[Exercise prompt]:
Retype only what runs from the first line of the listing to the line holding "142.443 142.915 142.426", both included. Do not retype the pictures.

[Material provided]:
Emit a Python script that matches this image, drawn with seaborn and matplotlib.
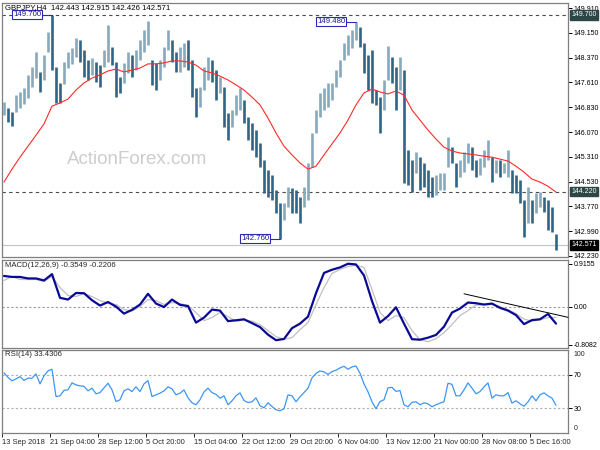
import numpy as np
import matplotlib
matplotlib.use("Agg")
import matplotlib.pyplot as plt
import seaborn as sns

sns.set_style("white")
plt.rcParams['font.family'] = ['Liberation Sans', 'DejaVu Sans']

# ---------------- data ----------------
symbol_text = "GBPJPY,H4  142.443 142.915 142.426 142.571"

bar_high = [147.00, 146.81, 146.69, 147.22, 147.31, 147.43, 147.84, 148.08, 148.55, 147.93,
            148.46, 149.17, 149.70, 148.08, 147.59, 148.24, 148.55, 148.67, 148.98, 148.92,
            148.61, 148.30, 148.36, 148.24, 148.15, 148.61, 149.39, 148.70, 148.24, 147.77,
            148.21, 148.55, 148.46, 148.61, 148.92, 149.23, 149.51, 148.30, 148.21, 148.30,
            148.70, 149.23, 148.92, 148.55, 148.70, 148.83, 148.92, 148.30, 147.43, 147.46,
            148.08, 148.39, 148.30, 147.99, 147.77, 147.46, 146.66, 146.75, 147.22, 147.43,
            147.06, 146.53, 146.35, 146.13, 145.73, 145.20, 144.89, 144.74, 144.27, 143.87,
            143.87, 144.36, 144.33, 144.27, 144.05, 144.36, 145.11, 146.04, 146.75, 147.28,
            147.43, 147.59, 147.59, 147.99, 148.30, 148.83, 149.08, 149.23, 149.48, 149.32,
            148.83, 148.46, 148.61, 147.37, 147.15, 147.68, 148.73, 148.39, 148.08, 148.39,
            147.99, 145.51, 145.20, 145.45, 145.29, 145.11, 144.89, 144.67, 144.74, 144.80,
            144.80, 145.91, 145.60, 145.11, 145.20, 145.45, 145.73, 145.60, 145.20, 145.26,
            145.51, 145.82, 145.29, 145.20, 145.20, 145.11, 145.51, 144.89, 144.74, 144.58,
            143.96, 144.36, 143.96, 144.18, 144.21, 144.05, 143.96, 143.74, 142.915]
bar_low = [146.60, 146.38, 146.25, 146.69, 146.81, 146.94, 147.12, 147.46, 147.74, 147.31,
           147.68, 148.55, 147.99, 146.97, 146.97, 147.56, 148.05, 148.18, 148.39, 148.24,
           147.77, 147.68, 147.84, 147.62, 147.46, 148.08, 148.24, 148.15, 147.15, 147.28,
           147.59, 147.90, 147.77, 147.99, 148.30, 148.55, 148.77, 147.53, 147.37, 147.68,
           148.08, 148.61, 148.24, 147.93, 147.93, 148.08, 147.99, 147.15, 146.53, 146.84,
           147.37, 147.68, 147.62, 147.06, 147.28, 146.22, 145.82, 146.22, 146.60, 146.75,
           146.35, 145.82, 145.51, 145.29, 144.98, 144.18, 144.05, 143.96, 143.56, 142.76,
           143.34, 143.74, 143.56, 143.56, 143.25, 143.74, 143.96, 144.98, 146.04, 146.53,
           146.75, 146.84, 147.06, 147.46, 147.77, 148.30, 148.46, 148.67, 148.92, 148.70,
           147.90, 147.37, 146.97, 146.91, 146.04, 146.75, 147.68, 147.59, 146.75, 147.37,
           144.49, 144.43, 144.21, 144.80, 144.27, 144.36, 144.05, 144.05, 144.12, 144.27,
           144.27, 144.98, 145.11, 144.36, 144.67, 144.83, 145.11, 144.89, 144.67, 144.74,
           144.98, 145.20, 144.52, 144.80, 144.67, 144.80, 144.67, 144.18, 144.18, 143.87,
           142.81, 143.25, 143.25, 143.56, 143.74, 143.59, 143.03, 142.97, 142.426]

# moving average, one reading every second bar
ma_val = [144.52, 144.92, 145.29, 145.63, 145.97, 146.32, 146.87, 146.97, 147.09, 147.37,
          147.59, 147.74, 147.84, 147.96, 148.02, 147.93, 147.99, 148.05, 148.18, 148.18,
          148.21, 148.27, 148.27, 148.24, 148.14, 147.96, 147.90, 147.80, 147.68, 147.53,
          147.37, 147.15, 146.91, 146.50, 146.04, 145.63, 145.36, 145.11, 144.92, 145.01,
          145.36, 145.70, 146.04, 146.44, 146.91, 147.28, 147.40, 147.31, 147.25, 147.34,
          147.21, 146.75, 146.44, 146.13, 145.85, 145.60, 145.48, 145.42, 145.39, 145.36,
          145.32, 145.29, 145.23, 145.17, 145.01, 144.83, 144.61, 144.52, 144.39, 144.21]

# MACD main and signal, one reading every second bar
macd_val = [0.656, 0.635, 0.635, 0.603, 0.603, 0.560, 0.694, 0.192, 0.155, 0.294,
            0.290, 0.141, 0.028, 0.102, 0.006, -0.143, -0.064, 0.049, 0.277, 0.070,
            -0.004, 0.155, 0.043, 0.017, -0.334, -0.228, -0.058, -0.079, -0.302, -0.285,
            -0.264, -0.345, -0.430, -0.590, -0.707, -0.682, -0.452, -0.356, -0.207, 0.290,
            0.720, 0.788, 0.837, 0.915, 0.900, 0.667, 0.124, -0.334, -0.196, -0.009,
            -0.356, -0.686, -0.697, -0.654, -0.596, -0.420, -0.121, -0.036, 0.092, 0.077,
            0.049, 0.070, -0.021, -0.079, -0.175, -0.366, -0.281, -0.264, -0.151, -0.3549]
signal_val = [0.560, 0.645, 0.581, 0.581, 0.581, 0.539, 0.645, 0.411, 0.241, 0.219,
              0.283, 0.219, 0.134, 0.081, 0.049, -0.058, -0.089, 0.006, 0.155, 0.134,
              0.049, 0.092, 0.070, 0.028, -0.121, -0.292, -0.228, -0.121, -0.207, -0.302,
              -0.281, -0.302, -0.377, -0.505, -0.633, -0.686, -0.654, -0.484, -0.334, 0.049,
              0.411, 0.709, 0.794, 0.858, 0.880, 0.837, 0.368, -0.121, -0.292, -0.185,
              -0.228, -0.505, -0.697, -0.739, -0.675, -0.547, -0.377, -0.185, -0.079, 0.038,
              0.049, 0.049, 0.006, -0.058, -0.143, -0.260, -0.302, -0.271, -0.228, -0.2206]
macd_trend_idx = [115, 141]
macd_trend_val = [0.277, -0.222]

rsi_val = [72.4, 67.0, 62.8, 65.2, 67.9, 63.4, 66.0, 66.0, 71.2, 59.2,
           68.8, 74.8, 76.8, 43.9, 44.8, 51.4, 52.0, 60.4, 58.0, 56.8,
           56.2, 50.8, 54.0, 47.2, 48.7, 54.4, 60.0, 52.0, 37.9, 40.0,
           50.8, 53.2, 49.9, 55.6, 49.9, 59.2, 63.1, 43.9, 46.0, 48.0,
           50.8, 55.6, 53.2, 46.0, 48.0, 52.0, 42.4, 36.4, 34.0, 40.0,
           49.6, 54.0, 48.7, 46.6, 42.0, 44.8, 34.0, 38.8, 44.8, 48.4,
           39.1, 36.7, 37.6, 42.4, 32.8, 30.4, 36.4, 31.9, 28.0, 26.8,
           29.2, 46.0, 44.8, 37.6, 43.6, 48.7, 54.0, 66.4, 71.8, 74.8,
           73.6, 70.6, 74.0, 75.6, 78.4, 80.4, 76.8, 79.6, 80.8, 72.0,
           59.2, 49.6, 37.6, 29.2, 37.9, 40.0, 54.4, 55.0, 50.2, 51.1,
           34.0, 31.6, 37.0, 37.6, 34.0, 36.4, 35.2, 31.6, 34.0, 36.0,
           37.6, 60.0, 58.6, 44.8, 44.8, 52.0, 60.4, 54.0, 47.2, 49.9,
           55.6, 60.4, 42.0, 46.0, 44.8, 44.8, 48.7, 36.0, 38.8, 35.2,
           32.2, 37.6, 44.8, 38.8, 46.0, 48.4, 44.8, 42.0, 33.4306]

price_ticks = [149.910, 149.150, 148.370, 147.610, 146.830, 146.070,
               145.310, 144.530, 143.770, 142.990, 142.230]
level_high = 149.700
level_mid = 144.220
last_close = 142.571
peak_labels = [("149.700", 149.700, 12), ("149.480", 149.480, 88), ("142.760", 142.760, 69)]
macd_ticks = [0.9155, 0.0, -0.8082]
macd_tick_labels = ["0.9155", "0.00", "-0.8082"]
x_tick_labels = ["13 Sep 2018", "21 Sep 04:00", "28 Sep 12:00", "5 Oct 20:00",
                 "15 Oct 04:00", "22 Oct 12:00", "29 Oct 20:00", "6 Nov 04:00",
                 "13 Nov 12:00", "21 Nov 00:00", "28 Nov 08:00", "5 Dec 16:00"]

# ---------------- figure ----------------
FS = 5.0
FS_T = 5.6
fig = plt.figure(figsize=(6, 4.5), dpi=100)
L, W = 2 / 600, 566 / 600
ax1 = fig.add_axes([L, 1 - 257 / 450, W, 254 / 450])
ax2 = fig.add_axes([L, 1 - 348 / 450, W, 88.5 / 450])
ax3 = fig.add_axes([L, 1 - 433 / 450, W, 83 / 450])

XMIN, XMAX = -0.5, 141
for ax in (ax1, ax2, ax3):
    ax.set_facecolor("white")
    for sp in ax.spines.values():
        sp.set_color("#7f7f7f")
        sp.set_linewidth(0.9)
    ax.set_xlim(XMIN, XMAX)
    ax.yaxis.tick_right()
    ax.tick_params(axis="y", which="both", right=True, left=False, labelright=True,
                   labelleft=False, direction="out", length=3, width=0.7,
                   labelsize=FS, pad=1.0, colors="black")
    ax.tick_params(axis="x", bottom=False, labelbottom=False)
    ax.set_xlabel("")
    ax.set_ylabel("")

# ---- price panel ----
high = np.array(bar_high)
low = np.array(bar_low)
idx = np.arange(len(high))
mid = (high + low) / 2
up = np.r_[True, mid[1:] >= mid[:-1]]
ax1.vlines(idx[up], low[up], high[up], color="#88a8bc", lw=1.9, zorder=3)
ax1.vlines(idx[~up], low[~up], high[~up], color="#2f6587", lw=1.9, zorder=3)

ma_idx = np.arange(0, len(high), 2)
sns.lineplot(x=ma_idx, y=ma_val, ax=ax1, color="#ff2a2a", linewidth=0.8,
             estimator=None, legend=False, zorder=4)

ax1.axhline(level_high, color="#4a4a4a", lw=0.8, ls=(0, (3, 3)), zorder=2)
ax1.axhline(level_mid, color="#4a4a4a", lw=0.8, ls=(0, (3, 3)), zorder=2)
ax1.axhline(last_close, color="#c8c8c8", lw=0.9, zorder=1)

ax1.set_ylim(142.199, 150.065)
ax1.set_yticks(price_ticks)
ax1.set_yticklabels([f"{v:.3f}" for v in price_ticks])

ytr = ax1.get_yaxis_transform()
for txt, val, fc in [(f"{level_high:.3f}", level_high, "#2c4646"),
                     (f"{level_mid:.3f}", level_mid, "#2c4646"),
                     (f"{last_close:.3f}", last_close, "#000000")]:
    ax1.text(1.0055, val, txt, transform=ytr, ha="left", va="center", fontsize=FS,
             color="white", bbox=dict(boxstyle="square,pad=0.18", fc=fc, ec=fc),
             clip_on=False, zorder=10)

for txt, val, bi in peak_labels:
    cx = bi - 6.2
    ax1.plot([cx + 3.6, bi], [val, val], color="#2b2bb0", lw=0.8, zorder=5)
    ax1.text(cx, val, txt, ha="center", va="center", fontsize=FS_T, color="#1a1a9a",
             bbox=dict(boxstyle="square,pad=0.12", fc="white", ec="#2b2bb0", lw=0.8),
             zorder=6)

ax1.text(0.006, 0.982, symbol_text, transform=ax1.transAxes, ha="left", va="center",
         fontsize=FS_T, color="black", zorder=8)
ax1.text(0.2385, 0.382, "ActionForex.com", transform=ax1.transAxes, ha="center",
         va="center", fontsize=13.5, color="#cdcdcd", zorder=0)

# ---- MACD panel ----
m_idx = np.arange(0, len(high), 2)
ax2.axhline(0, color="#9a9a9a", lw=0.8, ls=(0, (2, 2)), zorder=1)
sns.lineplot(x=m_idx, y=signal_val, ax=ax2, color="#c0c0c0", linewidth=0.9,
             estimator=None, legend=False, zorder=2)
sns.lineplot(x=m_idx, y=macd_val, ax=ax2, color="#0a0a96", linewidth=1.6,
             estimator=None, legend=False, zorder=3)
ax2.plot(macd_trend_idx, macd_trend_val, color="#000000", lw=0.7, zorder=4, clip_on=False)
ax2.set_ylim(-0.873, 1.005)
ax2.set_yticks(macd_ticks)
ax2.set_yticklabels(macd_tick_labels)
ax2.text(0.005, 0.935, f"MACD(12,26,9) {macd_val[-1]:.4f} {signal_val[-1]:.4f}",
         transform=ax2.transAxes, ha="left", va="center", fontsize=FS_T)

# ---- RSI panel ----
ax3.axhline(70, color="#b0b0b0", lw=0.8, ls=(0, (2, 2)), zorder=1)
ax3.axhline(30, color="#b0b0b0", lw=0.8, ls=(0, (2, 2)), zorder=1)
sns.lineplot(x=idx, y=rsi_val, ax=ax3, color="#3d96f5", linewidth=0.9,
             estimator=None, legend=False, zorder=2)
ax3.set_ylim(0, 100)
ax3.set_yticks([70, 30])
ax3.set_yticklabels(["70", "30"])
ytr3 = ax3.get_yaxis_transform()
ax3.text(1.0095, 95, "100", transform=ytr3, ha="left", va="center", fontsize=FS, clip_on=False)
ax3.text(1.0095, 5, "0", transform=ytr3, ha="left", va="center", fontsize=FS, clip_on=False)
ax3.text(0.005, 0.94, f"RSI(14) {rsi_val[-1]:.4f}", transform=ax3.transAxes,
         ha="left", va="center", fontsize=FS_T)

tick_pos = [-0.5 + 12 * k for k in range(len(x_tick_labels))]
ax3.set_xticks(tick_pos)
ax3.set_xticklabels(x_tick_labels, ha="left")
ax3.tick_params(axis="x", bottom=True, labelbottom=True, direction="out", length=3,
                width=0.7, labelsize=FS + 0.4, pad=1.5)

fig.savefig("out.png", dpi=100)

[Correct result]:
Emit a Python script that matches this image, drawn with seaborn and matplotlib.
import numpy as np
import matplotlib
matplotlib.use("Agg")
import matplotlib.pyplot as plt
import seaborn as sns

sns.set_style("white")
plt.rcParams['font.family'] = ['Liberation Sans', 'DejaVu Sans']

# ---------------- data ----------------
symbol_text = "GBPJPY,H4  142.443 142.915 142.426 142.571"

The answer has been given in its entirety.